Select every line holding the word "that" and copy it.

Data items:

▶

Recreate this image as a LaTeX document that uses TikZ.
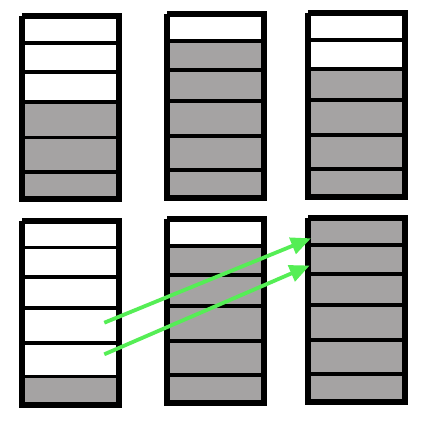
\documentclass[tikz,border=0pt]{standalone}
\usetikzlibrary{arrows.meta}
\definecolor{cellgray}{HTML}{A5A3A3}
\definecolor{arrowgreen}{HTML}{55EE55}
\tikzset{
  divider/.style={line width=3.8pt, black},
  frame/.style={line width=5.7pt, black, line cap=butt, line join=miter},
  movearrow/.style={line width=3.8pt, arrowgreen, -{Triangle[length=20pt,width=17pt]}},
}
\newcommand{\stackbox}[6]{%
  \foreach \y [count=\i, remember=\y as \yp (initially #3)] in {#5,#4} {
    \ifnum\i<#6\relax\else
      \fill[cellgray] (#1,\yp) rectangle (#2,\y);
    \fi
  }
  \foreach \y in {#5} \draw[divider] (#1,\y) -- (#2,\y);
  \draw[frame] (#1,#3) -- (#2,#3) -- (#2,#4) -- (#1,#4) -- (#1,#3);
}
\begin{document}
\begin{tikzpicture}[x=1pt,y=-1pt]
\useasboundingbox (0,0) rectangle (424,421);
\fill[white] (0,0) rectangle (424,421);
% top row
\stackbox{21.9}{118.8}{16.2}{199.2}{42.7,71.7,102,137.5,171.7}{4}
\stackbox{167.2}{264.2}{13.9}{198.2}{40.8,70,100.8,136,170.2}{2}
\stackbox{308.2}{405.2}{12.9}{197.2}{39.7,68.7,100,134.7,169.2}{3}
% bottom row
\stackbox{21.9}{118.8}{221.2}{404.8}{247.5,276.8,307.8,342.8,376.5}{6}
\stackbox{167.2}{264.2}{218.9}{403.2}{245.8,274.7,305.8,340.8,374.7}{2}
\stackbox{308.2}{405.2}{217.9}{402.2}{244.7,273.7,304.7,339.7,374.2}{1}
% arrows
\coordinate (a1s) at (104.3,322.7);
\coordinate (a1e) at (311,238.3);
\coordinate (a2s) at (104.3,354.3);
\coordinate (a2e) at (309.7,265.5);
\draw[movearrow] (a1s) -- (a1e);
\draw[movearrow] (a2s) -- (a2e);
\end{tikzpicture}
\end{document}
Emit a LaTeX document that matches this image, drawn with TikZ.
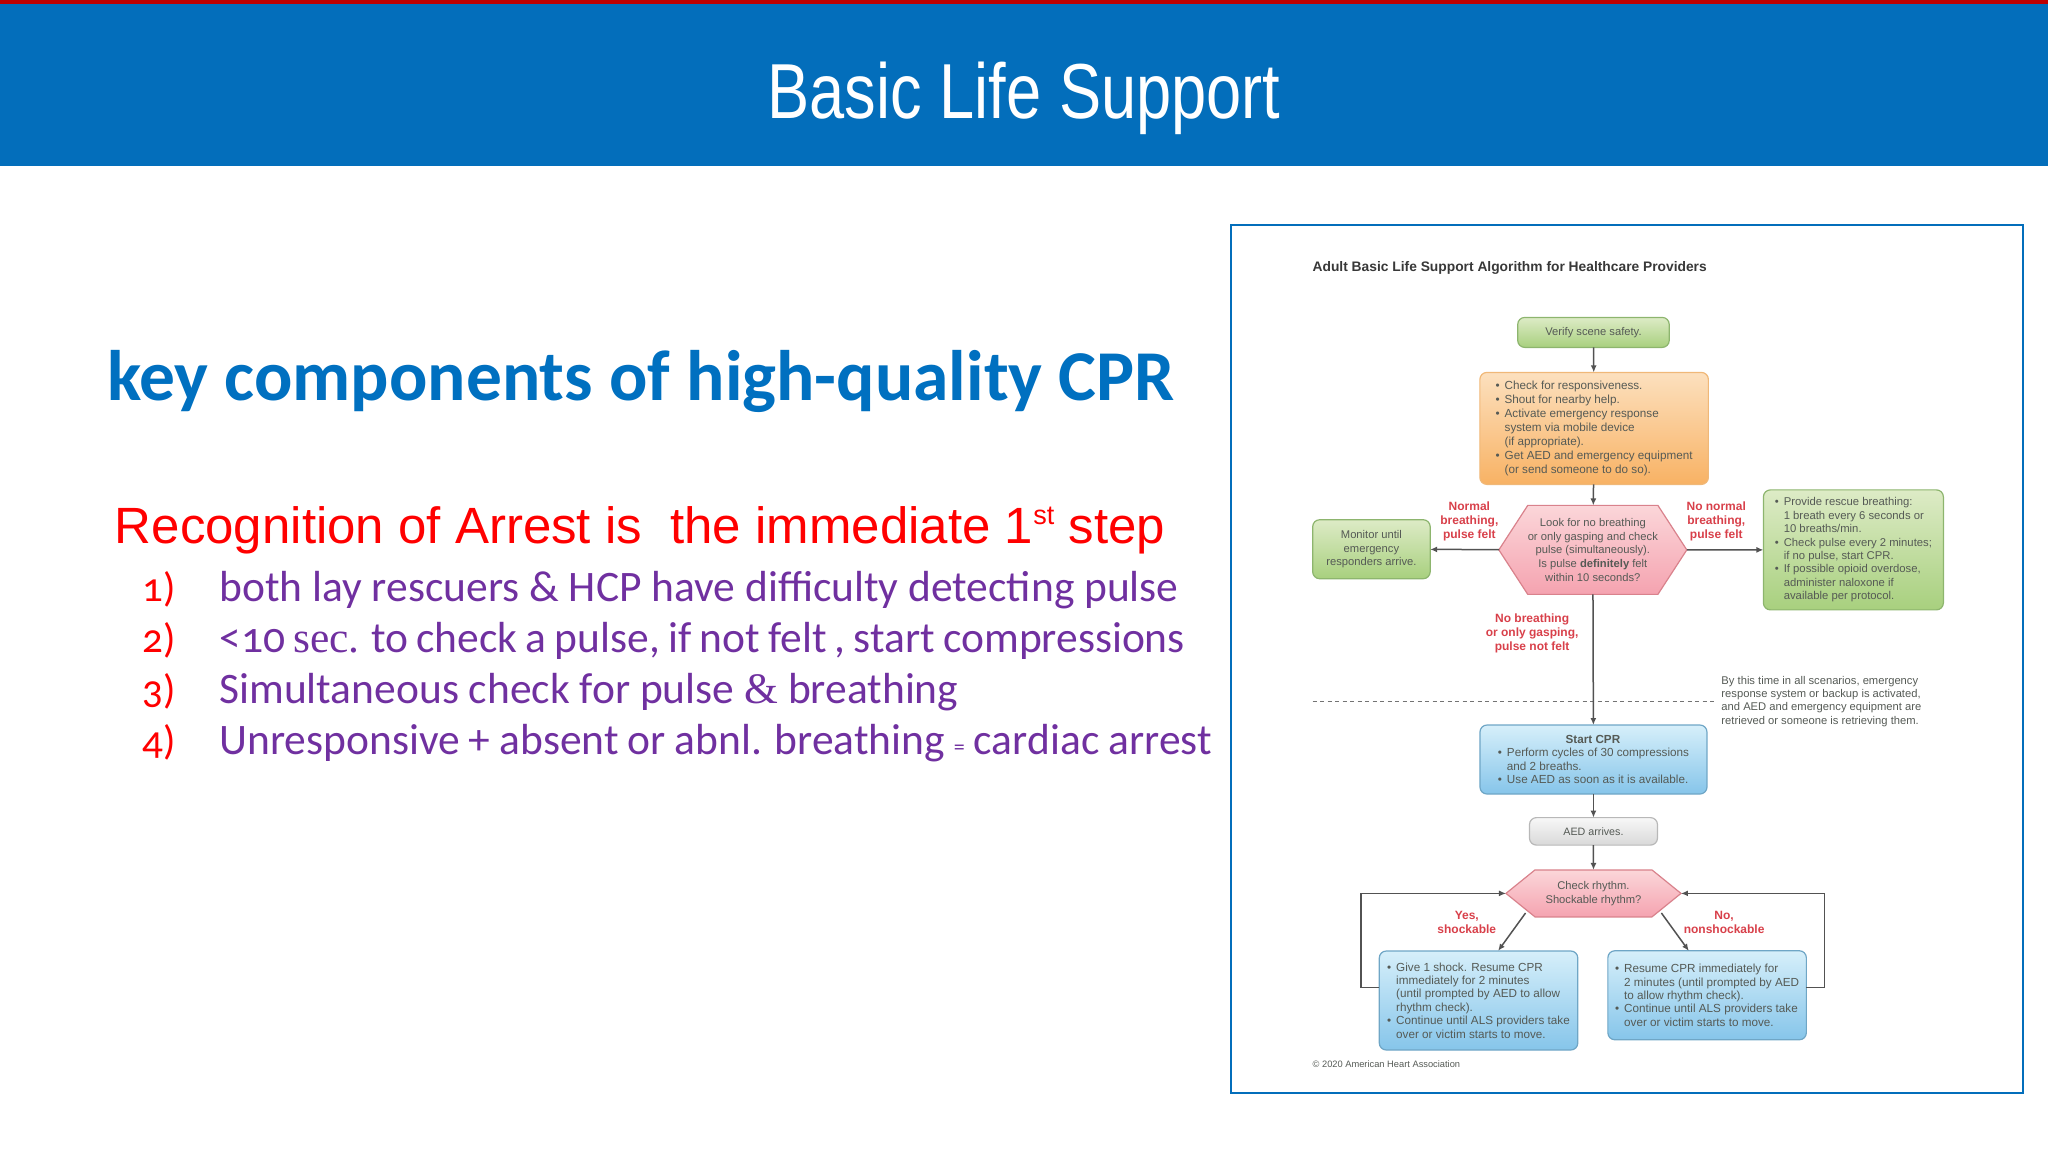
\documentclass[tikz,border=0pt]{standalone}
\usepackage{fontspec}
\setmainfont{Liberation Sans}
\newfontfamily\carl[Numbers=OldStyle]{Carlito}
\newfontfamily\serifx{Liberation Serif}
\usetikzlibrary{shapes.symbols,arrows.meta}
\definecolor{hdr}{HTML}{036EBB}
\definecolor{ttl}{HTML}{0070C0}
\definecolor{purp}{HTML}{7030A0}
\definecolor{txtg}{HTML}{555A55}
\definecolor{lblr}{HTML}{D8404A}
\definecolor{gtop}{HTML}{DDEBC6}
\definecolor{gbot}{HTML}{A8D07E}
\definecolor{gedg}{HTML}{8DB56E}
\definecolor{otop}{HTML}{FCE0BE}
\definecolor{obot}{HTML}{F8B264}
\definecolor{oedg}{HTML}{F0B878}
\definecolor{btop}{HTML}{D6EFFA}
\definecolor{bbot}{HTML}{86C5EA}
\definecolor{bedg}{HTML}{6FA6C6}
\definecolor{ptop}{HTML}{FBD6D9}
\definecolor{pbot}{HTML}{F5A3B0}
\definecolor{pedg}{HTML}{D9828C}
\newcommand{\bu}{\makebox[9pt][l]{\textbullet}}
\newcommand{\cn}{\hspace*{9pt}}
\tikzset{
  every node/.style={inner sep=0pt,outer sep=0pt},
  ftext/.style={text=txtg,font=\fontsize{11.7}{14.1}\selectfont,align=left},
  rtext/.style={text=txtg,font=\fontsize{11.3}{13.45}\selectfont,align=left},
  ntext/.style={text=txtg,font=\fontsize{11.2}{13.4}\selectfont,align=left},
  ctext/.style={text=txtg,font=\fontsize{11.2}{13.6}\selectfont,align=center},
  flab/.style={text=lblr,font=\bfseries\fontsize{12}{13.8}\selectfont,align=center},
  boxg/.style={draw=#1,line width=1.2pt,rounded corners=7pt},
  greenb/.style={boxg=gedg,top color=gtop,bottom color=gbot},
  orangeb/.style={boxg=oedg,top color=otop,bottom color=obot},
  blueb/.style={boxg=bedg,top color=btop,bottom color=bbot},
  grayb/.style={boxg=black!28,top color=black!3,bottom color=black!15},
  hexb/.style={shape=signal,signal to=west and east,draw=pedg,line width=1.2pt,top color=ptop,bottom color=pbot},
  conn/.style={draw=black!68,line width=1.5pt,-{Latex[length=7pt,width=6pt]}},
  redl/.style={anchor=base west,text=red,font=\fontsize{51}{60}\selectfont},
  numl/.style={anchor=base west,text=red,font=\carl\fontsize{41}{44}\selectfont},
  purl/.style={anchor=base west,text=purp,font=\carl\fontsize{43.5}{50}\selectfont},
}
\begin{document}
\begin{tikzpicture}[x=1.30612pt,y=-1.30612pt]
\useasboundingbox (0,0) rectangle (1568,882);
\fill[hdr] (0,0) rectangle (1568,127);
\fill[red!75!black] (0,0) rectangle (1568,3);
\node[anchor=base] (title) at (784,91) {\textcolor{white}{\fontsize{78}{84}\selectfont\scalebox{0.81}[1]{Basic Life Support}}};
\node[anchor=base west,text=ttl,font=\carl\bfseries\fontsize{71.5}{80}\selectfont] (key) at (82,307) {key components of high-quality CPR};
\node[redl] (rec) at (88,416) {Recognition of Arrest is\ \ the immediate 1\raisebox{0.36em}{\fontsize{27}{27}\selectfont st} step};
\node[numl] (n1) at (109,460.5) {1)};
\node[numl] (n2) at (109,499.5) {2)};
\node[numl] (n3) at (109,538.5) {3)};
\node[numl] (n4) at (109,577.5) {4)};
\node[purl] (l1) at (168,460.5) {both lay rescuers \& HCP have difficulty detecting pulse};
\node[purl] (l2) at (168,499.5) {\spaceskip=8.2pt <10 {\serifx sec.} to check a pulse, if not felt , start compressions};
\node[purl] (l3) at (168,538.5) {Simultaneous check for pulse {\serifx\&} breathing};
\node[purl] (l4) at (168,577.5) {\spaceskip=9pt Unresponsive + absent or abnl. breathing {\fontsize{22}{22}\selectfont =} cardiac arrest};
% figure frame
\draw[hdr,line width=2pt] (942.5,172) rectangle (1549,837);
\node[anchor=west,text=black!78,font=\bfseries\fontsize{13.8}{16}\selectfont] (ftitle) at (1005,205) {Adult Basic Life Support Algorithm for Healthcare Providers};
\coordinate (dl) at (1005,537);
\coordinate (dr) at (1315,537);
\draw[black!55,line width=1.4pt,dash pattern=on 4pt off 3.5pt] (dl) -- (dr);
\node[greenb,minimum width=151.5pt,minimum height=30pt,ctext] (verify) at (1220,254.5) {Verify scene safety.};
\node[orangeb,minimum width=228.5pt,minimum height=112pt,ftext] (resp) at (1220.5,328) {\bu Check for responsiveness.\\\bu Shout for nearby help.\\\bu Activate emergency response\\\cn system via mobile device\\\cn (if appropriate).\\\bu Get AED and emergency equipment\\\cn (or send someone to do so).};
\node[hexb,minimum width=187pt,minimum height=89pt,signal pointer angle=114,ctext] (look) at (1219.5,421) {Look for no breathing\\or only gasping and check\\pulse (simultaneously).\\Is pulse \textbf{definitely} felt\\within 10 seconds?};
\node[greenb,minimum width=117.5pt,minimum height=59pt,ctext] (mon) at (1050,420.5) {Monitor until\\emergency\\responders arrive.};
\node[greenb,minimum width=180pt,minimum height=120pt,rtext] (rescue) at (1419,421) {\bu Provide rescue breathing:\\\cn 1 breath every 6 seconds or\\\cn 10 breaths/min.\\\bu Check pulse every 2 minutes;\\\cn if no pulse, start CPR.\\\bu If possible opioid overdose,\\\cn administer naloxone if\\\cn available per protocol.};
\node[flab] (lnorm) at (1125,399) {Normal\\breathing,\\pulse felt};
\node[flab] (lnon) at (1314,399) {No normal\\breathing,\\pulse felt};
\node[flab] (lnob) at (1173,485) {No breathing\\or only gasping,\\pulse not felt};
\node[ntext,anchor=west] (bythis) at (1318,537) {By this time in all scenarios, emergency\\response system or backup is activated,\\and AED and emergency equipment are\\retrieved or someone is retrieving them.};
\node[blueb,minimum width=227pt,minimum height=69pt,ftext,font=\fontsize{11.7}{13.4}\selectfont] (start) at (1220,581.5) {\makebox[190pt][c]{\textbf{Start CPR}}\\\bu Perform cycles of 30 compressions\\\cn and 2 breaths.\\\bu Use AED as soon as it is available.};
\node[grayb,minimum width=128pt,minimum height=27.5pt,ctext,font=\fontsize{10.7}{13}\selectfont] (aed) at (1220,636.5) {AED arrives.};
\node[hexb,minimum width=175pt,minimum height=47pt,signal pointer angle=78,ctext] (check) at (1220,684) {Check rhythm.\\Shockable rhythm?};
\node[blueb,minimum width=198.5pt,minimum height=99pt,ftext,font=\fontsize{11.7}{13.4}\selectfont] (ls) at (1132,766) {\bu Give 1 shock. Resume CPR\\\cn immediately for 2 minutes\\\cn (until prompted by AED to allow\\\cn rhythm check).\\\bu Continue until ALS providers take\\\cn over or victim starts to move.};
\node[blueb,minimum width=198.5pt,minimum height=89pt,ftext,font=\fontsize{11.7}{13.4}\selectfont] (rs) at (1307,762) {\bu Resume CPR immediately for\\\cn 2 minutes (until prompted by AED\\\cn to allow rhythm check).\\\bu Continue until ALS providers take\\\cn over or victim starts to move.};
\node[flab] (lyes) at (1123,706) {Yes,\\shockable};
\node[flab] (lno) at (1320,706) {No,\\nonshockable};
\node[anchor=west,text=txtg,font=\fontsize{9.3}{11}\selectfont] (copy) at (1005,815) {© 2020 American Heart Association};
% connectors
\draw[conn] (verify) -- (resp);
\draw[conn] (resp) -- (look);
\draw[conn] (look) -- (mon);
\draw[conn] (look) -- (rescue);
\draw[conn] (look) -- (start);
\draw[conn] (start) -- (aed);
\draw[conn] (aed) -- (check);
\coordinate (cl) at (1168,699);
\coordinate (cr) at (1272,699);
\coordinate (lst) at (1147,728);
\coordinate (rst) at (1293,728);
\draw[conn] (cl) -- (lst);
\draw[conn] (cr) -- (rst);
\coordinate (lsy) at (1056,756);
\coordinate (rsy) at (1383,756);
\draw[conn] (lsy) -- (1042,756) -- (1042,684) -- (check.west);
\draw[conn] (rsy) -- (1397,756) -- (1397,684) -- (check.east);
\end{tikzpicture}
\end{document}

◀

_WRITTEN ANSWER_:
Recreate this image as a LaTeX document that uses TikZ.
Emit a LaTeX document that matches this image, drawn with TikZ.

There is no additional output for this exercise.